• [Given exercise] The entries below should be given again exactly, minus their pictures.
--- begin Available data ---
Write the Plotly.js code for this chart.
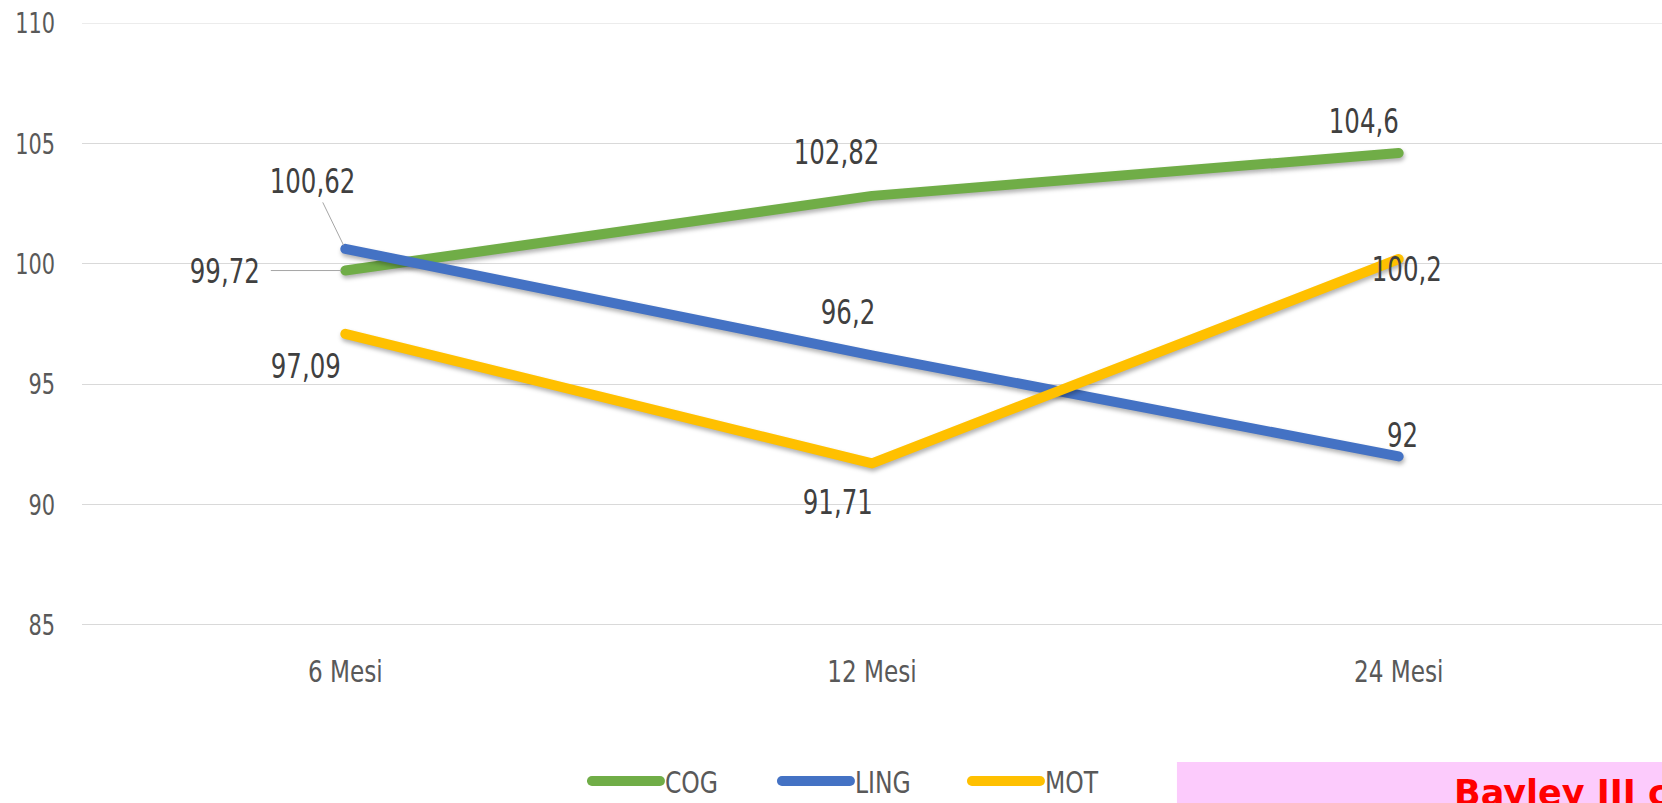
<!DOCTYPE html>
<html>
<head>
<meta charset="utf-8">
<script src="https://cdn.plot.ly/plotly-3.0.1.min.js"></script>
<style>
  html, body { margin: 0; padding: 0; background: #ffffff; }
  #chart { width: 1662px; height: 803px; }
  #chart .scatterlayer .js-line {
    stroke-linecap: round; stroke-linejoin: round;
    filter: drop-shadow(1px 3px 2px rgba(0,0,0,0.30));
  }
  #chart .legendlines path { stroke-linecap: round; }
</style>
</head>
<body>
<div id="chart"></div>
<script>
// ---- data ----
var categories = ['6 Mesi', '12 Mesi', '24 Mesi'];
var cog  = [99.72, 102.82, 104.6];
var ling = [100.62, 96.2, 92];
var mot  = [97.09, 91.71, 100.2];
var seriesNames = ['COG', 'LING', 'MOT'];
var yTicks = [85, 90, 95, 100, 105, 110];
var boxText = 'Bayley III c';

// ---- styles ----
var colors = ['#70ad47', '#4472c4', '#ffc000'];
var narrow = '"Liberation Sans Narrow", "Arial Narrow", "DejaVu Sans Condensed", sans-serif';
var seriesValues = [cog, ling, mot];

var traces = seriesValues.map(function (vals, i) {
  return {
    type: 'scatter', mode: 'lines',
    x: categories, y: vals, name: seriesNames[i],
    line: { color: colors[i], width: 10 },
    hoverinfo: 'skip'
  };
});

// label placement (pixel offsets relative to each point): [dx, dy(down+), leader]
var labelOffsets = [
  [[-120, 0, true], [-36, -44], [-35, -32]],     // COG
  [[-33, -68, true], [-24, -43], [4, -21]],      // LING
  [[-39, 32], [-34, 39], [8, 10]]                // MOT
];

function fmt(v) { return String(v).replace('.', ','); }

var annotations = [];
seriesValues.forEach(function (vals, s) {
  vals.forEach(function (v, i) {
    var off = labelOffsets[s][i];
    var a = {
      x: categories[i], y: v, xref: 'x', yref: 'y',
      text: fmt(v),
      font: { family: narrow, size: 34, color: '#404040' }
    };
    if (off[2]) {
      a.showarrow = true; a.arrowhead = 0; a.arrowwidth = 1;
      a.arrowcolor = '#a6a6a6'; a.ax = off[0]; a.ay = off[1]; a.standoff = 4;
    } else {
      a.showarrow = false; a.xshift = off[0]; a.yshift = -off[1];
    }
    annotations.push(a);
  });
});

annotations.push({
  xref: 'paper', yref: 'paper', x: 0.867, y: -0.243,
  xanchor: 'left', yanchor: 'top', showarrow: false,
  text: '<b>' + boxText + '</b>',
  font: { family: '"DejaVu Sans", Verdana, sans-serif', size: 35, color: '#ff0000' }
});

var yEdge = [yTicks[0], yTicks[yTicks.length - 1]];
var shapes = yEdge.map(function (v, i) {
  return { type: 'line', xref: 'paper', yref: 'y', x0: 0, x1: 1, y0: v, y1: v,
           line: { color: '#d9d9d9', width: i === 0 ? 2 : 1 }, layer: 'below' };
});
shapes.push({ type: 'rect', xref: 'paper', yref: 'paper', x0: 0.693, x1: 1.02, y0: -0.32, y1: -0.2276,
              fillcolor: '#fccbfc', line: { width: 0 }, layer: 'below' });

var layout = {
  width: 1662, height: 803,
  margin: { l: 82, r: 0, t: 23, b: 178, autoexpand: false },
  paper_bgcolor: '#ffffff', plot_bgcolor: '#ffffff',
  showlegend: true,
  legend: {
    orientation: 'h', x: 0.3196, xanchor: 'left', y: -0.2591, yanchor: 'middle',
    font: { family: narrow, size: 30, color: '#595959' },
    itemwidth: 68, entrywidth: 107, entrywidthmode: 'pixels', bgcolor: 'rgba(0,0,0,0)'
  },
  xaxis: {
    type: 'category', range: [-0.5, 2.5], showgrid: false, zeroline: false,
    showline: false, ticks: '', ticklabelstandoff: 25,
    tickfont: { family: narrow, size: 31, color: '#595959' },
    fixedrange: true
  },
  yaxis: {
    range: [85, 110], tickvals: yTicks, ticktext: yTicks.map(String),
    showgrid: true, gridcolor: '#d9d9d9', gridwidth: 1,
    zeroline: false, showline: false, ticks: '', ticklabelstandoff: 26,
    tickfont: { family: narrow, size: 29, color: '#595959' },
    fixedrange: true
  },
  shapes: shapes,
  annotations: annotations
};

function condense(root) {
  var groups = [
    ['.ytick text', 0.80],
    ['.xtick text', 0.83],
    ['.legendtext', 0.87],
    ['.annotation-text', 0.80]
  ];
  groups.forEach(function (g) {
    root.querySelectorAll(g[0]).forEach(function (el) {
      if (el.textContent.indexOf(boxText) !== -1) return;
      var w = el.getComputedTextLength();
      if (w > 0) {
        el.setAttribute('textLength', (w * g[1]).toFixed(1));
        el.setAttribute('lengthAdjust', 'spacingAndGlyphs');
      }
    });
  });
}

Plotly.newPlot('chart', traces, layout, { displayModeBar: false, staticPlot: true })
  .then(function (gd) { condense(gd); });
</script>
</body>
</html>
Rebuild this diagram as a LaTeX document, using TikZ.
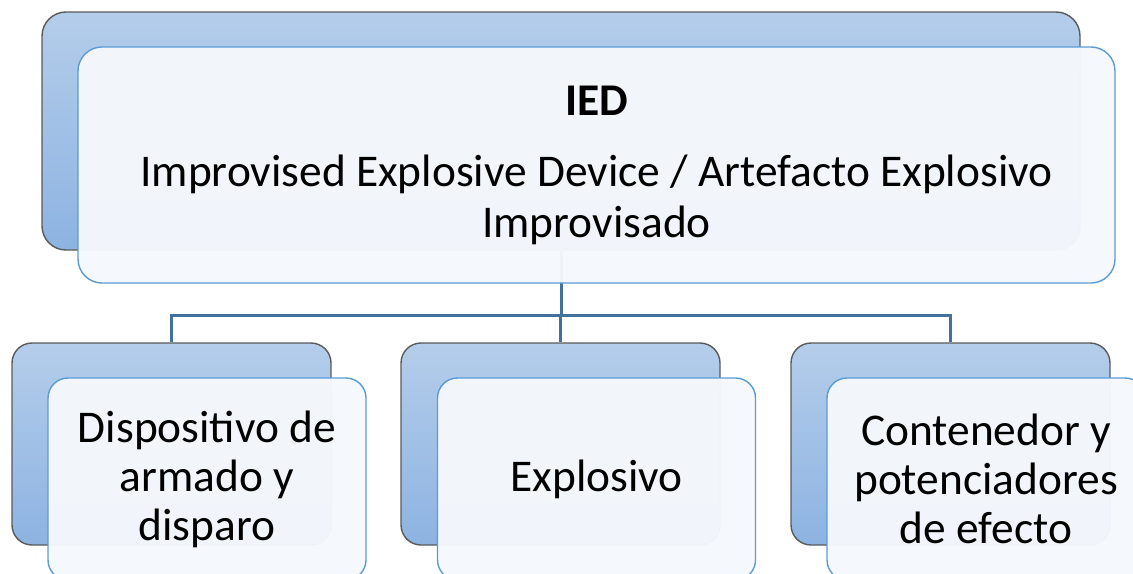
--- end Available data ---
• [Output for this exercise]
Write the Plotly.js code for this chart.
<!DOCTYPE html>
<html>
<head>
<meta charset="utf-8">
<script src="https://cdn.plot.ly/plotly-3.0.1.min.js"></script>
<style>
  html, body { margin: 0; padding: 0; background: #ffffff; }
  #chart { width: 1662px; height: 803px; }
  #chart .scatterlayer .js-line {
    stroke-linecap: round; stroke-linejoin: round;
    filter: drop-shadow(1px 3px 2px rgba(0,0,0,0.30));
  }
  #chart .legendlines path { stroke-linecap: round; }
</style>
</head>
<body>
<div id="chart"></div>
<script>
// ---- data ----
var categories = ['6 Mesi', '12 Mesi', '24 Mesi'];
var cog  = [99.72, 102.82, 104.6];
var ling = [100.62, 96.2, 92];
var mot  = [97.09, 91.71, 100.2];
var seriesNames = ['COG', 'LING', 'MOT'];
var yTicks = [85, 90, 95, 100, 105, 110];
var boxText = 'Bayley III c';

// ---- styles ----
var colors = ['#70ad47', '#4472c4', '#ffc000'];
var narrow = '"Liberation Sans Narrow", "Arial Narrow", "DejaVu Sans Condensed", sans-serif';
var seriesValues = [cog, ling, mot];

var traces = seriesValues.map(function (vals, i) {
  return {
    type: 'scatter', mode: 'lines',
    x: categories, y: vals, name: seriesNames[i],
    line: { color: colors[i], width: 10 },
    hoverinfo: 'skip'
  };
});

// label placement (pixel offsets relative to each point): [dx, dy(down+), leader]
var labelOffsets = [
  [[-120, 0, true], [-36, -44], [-35, -32]],     // COG
  [[-33, -68, true], [-24, -43], [4, -21]],      // LING
  [[-39, 32], [-34, 39], [8, 10]]                // MOT
];

function fmt(v) { return String(v).replace('.', ','); }

var annotations = [];
seriesValues.forEach(function (vals, s) {
  vals.forEach(function (v, i) {
    var off = labelOffsets[s][i];
    var a = {
      x: categories[i], y: v, xref: 'x', yref: 'y',
      text: fmt(v),
      font: { family: narrow, size: 34, color: '#404040' }
    };
    if (off[2]) {
      a.showarrow = true; a.arrowhead = 0; a.arrowwidth = 1;
      a.arrowcolor = '#a6a6a6'; a.ax = off[0]; a.ay = off[1]; a.standoff = 4;
    } else {
      a.showarrow = false; a.xshift = off[0]; a.yshift = -off[1];
    }
    annotations.push(a);
  });
});

annotations.push({
  xref: 'paper', yref: 'paper', x: 0.867, y: -0.243,
  xanchor: 'left', yanchor: 'top', showarrow: false,
  text: '<b>' + boxText + '</b>',
  font: { family: '"DejaVu Sans", Verdana, sans-serif', size: 35, color: '#ff0000' }
});

var yEdge = [yTicks[0], yTicks[yTicks.length - 1]];
var shapes = yEdge.map(function (v, i) {
  return { type: 'line', xref: 'paper', yref: 'y', x0: 0, x1: 1, y0: v, y1: v,
           line: { color: '#d9d9d9', width: i === 0 ? 2 : 1 }, layer: 'below' };
});
shapes.push({ type: 'rect', xref: 'paper', yref: 'paper', x0: 0.693, x1: 1.02, y0: -0.32, y1: -0.2276,
              fillcolor: '#fccbfc', line: { width: 0 }, layer: 'below' });

var layout = {
  width: 1662, height: 803,
  margin: { l: 82, r: 0, t: 23, b: 178, autoexpand: false },
  paper_bgcolor: '#ffffff', plot_bgcolor: '#ffffff',
  showlegend: true,
  legend: {
    orientation: 'h', x: 0.3196, xanchor: 'left', y: -0.2591, yanchor: 'middle',
    font: { family: narrow, size: 30, color: '#595959' },
    itemwidth: 68, entrywidth: 107, entrywidthmode: 'pixels', bgcolor: 'rgba(0,0,0,0)'
  },
  xaxis: {
    type: 'category', range: [-0.5, 2.5], showgrid: false, zeroline: false,
    showline: false, ticks: '', ticklabelstandoff: 25,
    tickfont: { family: narrow, size: 31, color: '#595959' },
    fixedrange: true
  },
  yaxis: {
    range: [85, 110], tickvals: yTicks, ticktext: yTicks.map(String),
    showgrid: true, gridcolor: '#d9d9d9', gridwidth: 1,
    zeroline: false, showline: false, ticks: '', ticklabelstandoff: 26,
    tickfont: { family: narrow, size: 29, color: '#595959' },
    fixedrange: true
  },
  shapes: shapes,
  annotations: annotations
};

function condense(root) {
  var groups = [
    ['.ytick text', 0.80],
    ['.xtick text', 0.83],
    ['.legendtext', 0.87],
    ['.annotation-text', 0.80]
  ];
  groups.forEach(function (g) {
    root.querySelectorAll(g[0]).forEach(function (el) {
      if (el.textContent.indexOf(boxText) !== -1) return;
      var w = el.getComputedTextLength();
      if (w > 0) {
        el.setAttribute('textLength', (w * g[1]).toFixed(1));
        el.setAttribute('lengthAdjust', 'spacingAndGlyphs');
      }
    });
  });
}

Plotly.newPlot('chart', traces, layout, { displayModeBar: false, staticPlot: true })
  .then(function (gd) { condense(gd); });
</script>
</body>
</html>
Rebuild this diagram as a LaTeX document, using TikZ.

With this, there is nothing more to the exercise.